November 2012, Vol 1, No 5
A Personal Introduction and Invitation to Join My Journey Through the World of Personalized Medicine
The Last WordWelcome to our new column, The Last Word. At the outset, let me comment on the irony of the title, for this is not a forum that presumes to have the “last word” on any aspects of personalized medicine. The column will serve as the concluding editorial in each issue of Personalized Medicine in Oncology, where I am given the chance to explore the extraordinary opportunities personalized medicine offers patients.
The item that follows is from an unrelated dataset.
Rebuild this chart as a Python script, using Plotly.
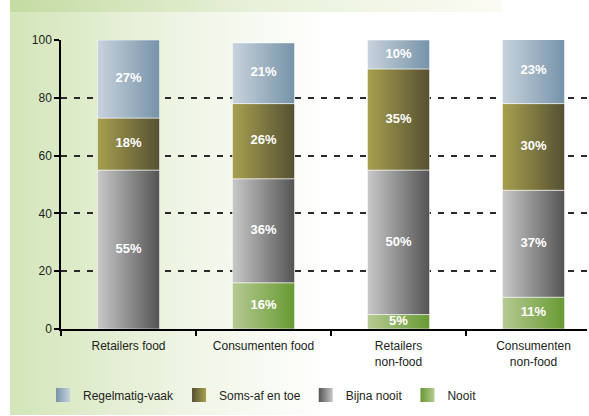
import base64
import plotly.graph_objects as go

# ---- data -------------------------------------------------------------
categories = ["Retailers food", "Consumenten food", "Retailers<br>non-food", "Consumenten<br>non-food"]
series = ["Regelmatig-vaak", "Soms-af en toe", "Bijna nooit", "Nooit"]
regelmatig_vaak = [27, 21, 10, 23]
soms_af_en_toe = [18, 26, 35, 30]
bijna_nooit = [55, 36, 50, 37]
nooit = [0, 16, 5, 11]
y_ticks = [0, 20, 40, 60, 80, 100]

values = {
    "Regelmatig-vaak": regelmatig_vaak,
    "Soms-af en toe": soms_af_en_toe,
    "Bijna nooit": bijna_nooit,
    "Nooit": nooit,
}

# horizontal gradient (left colour, right colour) per series
gradients = {
    "Regelmatig-vaak": ("#c8d3dc", "#7693a9"),
    "Soms-af en toe": ("#a7a04f", "#555033"),
    "Bijna nooit": ("#c9c9c9", "#545454"),
    "Nooit": ("#b6ca92", "#679a32"),
}

# ---- layout geometry ----------------------------------------------------
W, H = 589, 416
M = dict(l=61, r=2, t=40, b=87)
PW = W - M["l"] - M["r"]
PH = H - M["t"] - M["b"]
PX_PER_CAT = 135
BAR_W = 0.46
x_range = [-0.5, -0.5 + PW / PX_PER_CAT]

FONT = "Liberation Sans, Arial, sans-serif"
TXT = "#231f20"

fig = go.Figure()

# stacked segments, bottom to top, each filled with a left-to-right gradient
stack_order = ["Nooit", "Bijna nooit", "Soms-af en toe", "Regelmatig-vaak"]
base = [0] * len(categories)
for name in stack_order:
    c0, c1 = gradients[name]
    lx, ly, lt = [], [], []
    for i, v in enumerate(values[name]):
        if v <= 0:
            continue
        x0, x1 = i - BAR_W / 2, i + BAR_W / 2
        y0, y1 = base[i], base[i] + v
        fig.add_trace(go.Scatter(
            x=[x0, x1, x1, x0, x0], y=[y0, y0, y1, y1, y0],
            mode="lines", fill="toself",
            line=dict(color="rgba(255,255,255,0.55)", width=1),
            fillgradient=dict(type="horizontal", colorscale=[[0, c0], [1, c1]]),
            showlegend=False, hoverinfo="skip",
        ))
        lx.append(i)
        ly.append((y0 + y1) / 2)
        lt.append(f"{v}%")
        base[i] = y1
    fig.add_trace(go.Scatter(
        x=lx, y=ly, text=lt, mode="text",
        textfont=dict(family=FONT, size=13, color="white", weight="bold"),
        showlegend=False, hoverinfo="skip",
    ))

# legend swatches
for name in series:
    c0, c1 = gradients[name]
    fig.add_trace(go.Scatter(
        x=[None], y=[None], mode="markers", name=name,
        marker=dict(symbol="square", size=14, color=c1,
                    gradient=dict(type="horizontal", color=c0)),
    ))

# soft green backdrop on the left and the header strip
svg = (
    f"<svg xmlns='http://www.w3.org/2000/svg' width='{W}' height='{H}' preserveAspectRatio='none'>"
    "<defs>"
    "<linearGradient id='g' x1='0' x2='1' y1='0' y2='0'>"
    "<stop offset='0' stop-color='#d3e5b9'/><stop offset='0.55' stop-color='#eff5e5'/>"
    "<stop offset='1' stop-color='#ffffff'/></linearGradient>"
    "<linearGradient id='t' x1='0' x2='1' y1='0' y2='0'>"
    "<stop offset='0' stop-color='#c4dba2'/><stop offset='0.5' stop-color='#e8f1da'/>"
    "<stop offset='1' stop-color='#fbfbf3'/></linearGradient>"
    "</defs>"
    f"<rect x='10' y='0' width='320' height='415' fill='url(#g)'/>"
    f"<rect x='10' y='0' width='491' height='12' fill='url(#t)'/>"
    "</svg>"
)
src = "data:image/svg+xml;base64," + base64.b64encode(svg.encode()).decode()
fig.add_layout_image(dict(
    source=src, xref="paper", yref="paper",
    x=-M["l"] / PW, y=1 + M["t"] / PH,
    sizex=W / PW, sizey=H / PH,
    xanchor="left", yanchor="top", sizing="stretch", layer="below",
))

LEGEND_Y_PX = 395  # vertical centre of the legend row, in page pixels

fig.update_layout(
    width=W, height=H, margin=M,
    paper_bgcolor="white", plot_bgcolor="rgba(0,0,0,0)",
    font=dict(family=FONT, size=12, color=TXT),
    legend=dict(
        orientation="h", x=-18 / PW, xanchor="left",
        y=(M["t"] + PH - LEGEND_Y_PX) / PH, yanchor="middle",
        font=dict(family=FONT, size=12, color=TXT),
        bgcolor="rgba(0,0,0,0)", itemclick=False,
    ),
    xaxis=dict(
        range=x_range, tickvals=list(range(len(categories))), ticktext=categories,
        ticks="", showgrid=False, zeroline=False,
        showline=True, linecolor="black", linewidth=1.5,
        minor=dict(tickvals=[-0.5, 0.5, 1.5, 2.5], ticks="outside", ticklen=5,
                   tickwidth=1.5, tickcolor="black", showgrid=False),
        tickfont=dict(family=FONT, size=12, color=TXT),
        ticklabelstandoff=5,
        fixedrange=True,
    ),
    yaxis=dict(
        range=[0, 100], tickvals=y_ticks,
        showgrid=True, gridcolor="#2a2a2a", gridwidth=1.5, griddash="6px,7px",
        zeroline=False, showline=True, linecolor="black", linewidth=1.5,
        ticks="outside", ticklen=5, tickwidth=1.5, tickcolor="black",
        tickfont=dict(family=FONT, size=12, color=TXT),
        fixedrange=True,
    ),
)

fig.write_html("out.html")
Permit me to acquaint you with me as you join my journey through the inner workings of our healthcare system. I am a veteran of nearly 40 years in the healthcare industry, which began with pre-med studies motivated by an enduring desire to heal. However, a nagging desire to understand human nature led me to graduate with a major in the humanities. But healthcare beckoned again, and leaving graduate studies in history to join a pharmaceutical company, I soon forged a career in medical education programs and publishing that fuses humanities with medical and managed care best practices. Convinced that medical care is at heart a cultural pursuit and not merely scientific, I will discuss the balance between healthcare discovery and value.
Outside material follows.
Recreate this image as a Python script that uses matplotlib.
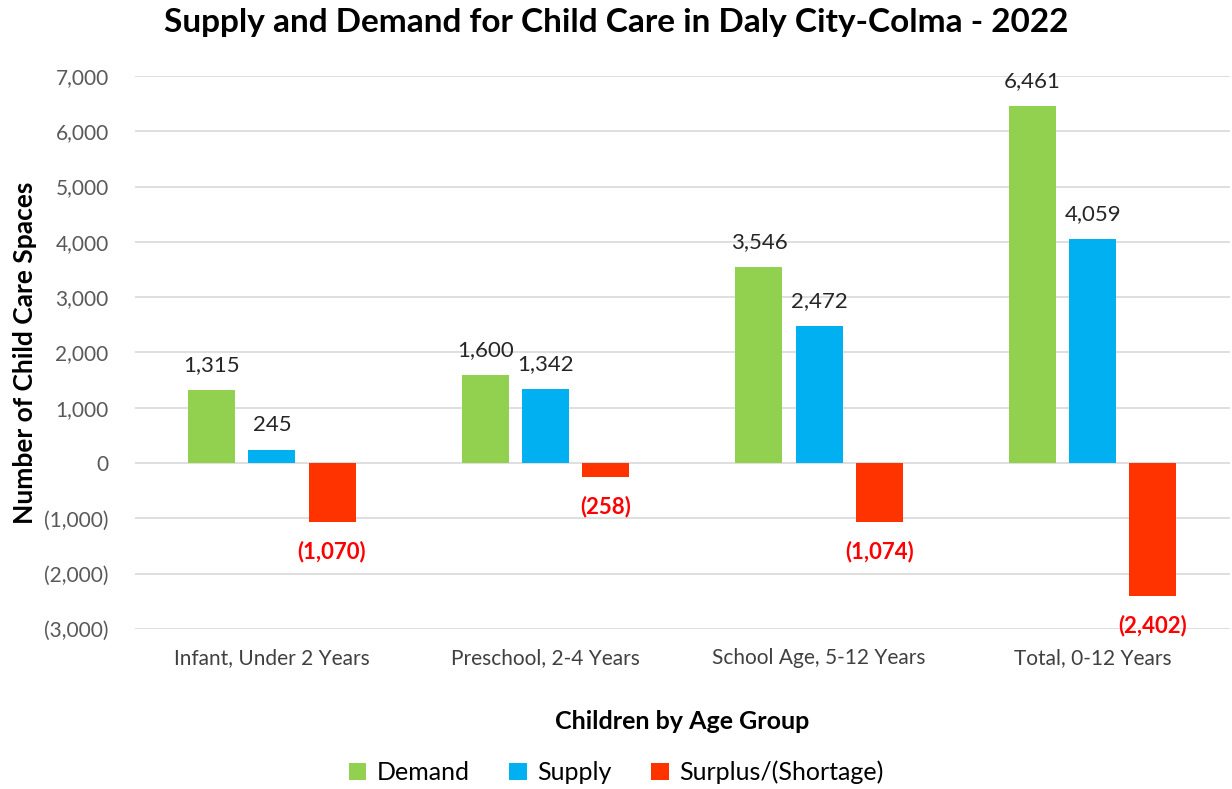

The Last Word will position healthcare as the crown of a civilized culture, with personalized medicine fulfilling medicine’s cultural pursuit to serve individual patient’s needs, not grouping patients together in a depersonalized population-based manner.
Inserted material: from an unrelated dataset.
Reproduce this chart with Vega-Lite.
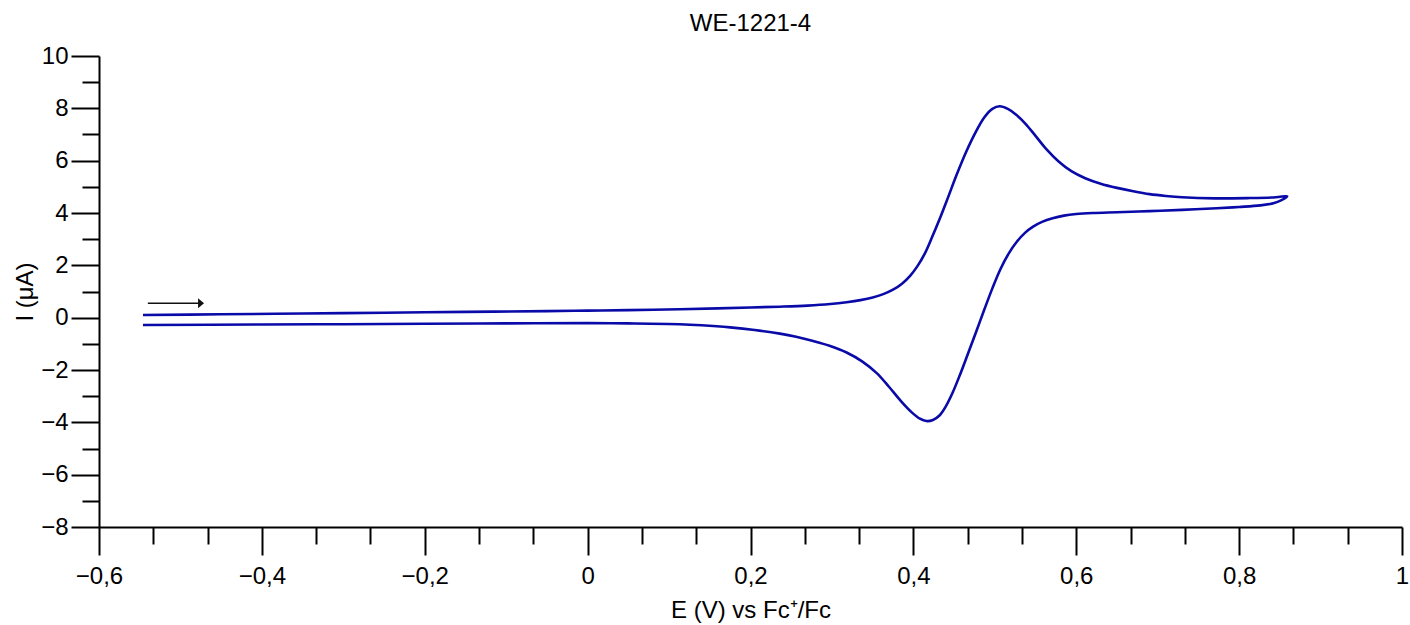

I hope that you will find The Last Word every bit as fascinating as my own exploration of uncharted waters of healthcare has been. I will take you into the inner realms of the healthcare process and fire your imagination by opening up new vistas of this still nascent process of care whose implications and downstream effects are so plentiful. This model of care is facilitated by new technologies, but its mission is timeless: the ancient pursuit to bring health to those who have lost it and stand to lose their lives without stopping the process of destruction that cancer is posing to them.
Along the way, The Last Word will stop to explore the very matter of change, how disruptive innovation inherently repels all but a small group known to pharmaceutical marketers as innovators, who take their place on a classic bell-shaped curve for new product adoption. It will examine how clinical oncologists operating within the population-based model of care must overcome their comfort level with it and find how to live with the uncertainties of a new paradigm that eradicates old fixed boundaries that defined expectations. It will explore healthcare delivery as a matter of overall resource allocation.
So sit back and get ready to enjoy the ride. I can even promise to share a most apt quote from a very old Joan Baez folk song. These are all part of The Last Word – it’s the last word in enjoyment of the learning process that goes with an initiative as splendid as the personalized medicine model for oncologic care.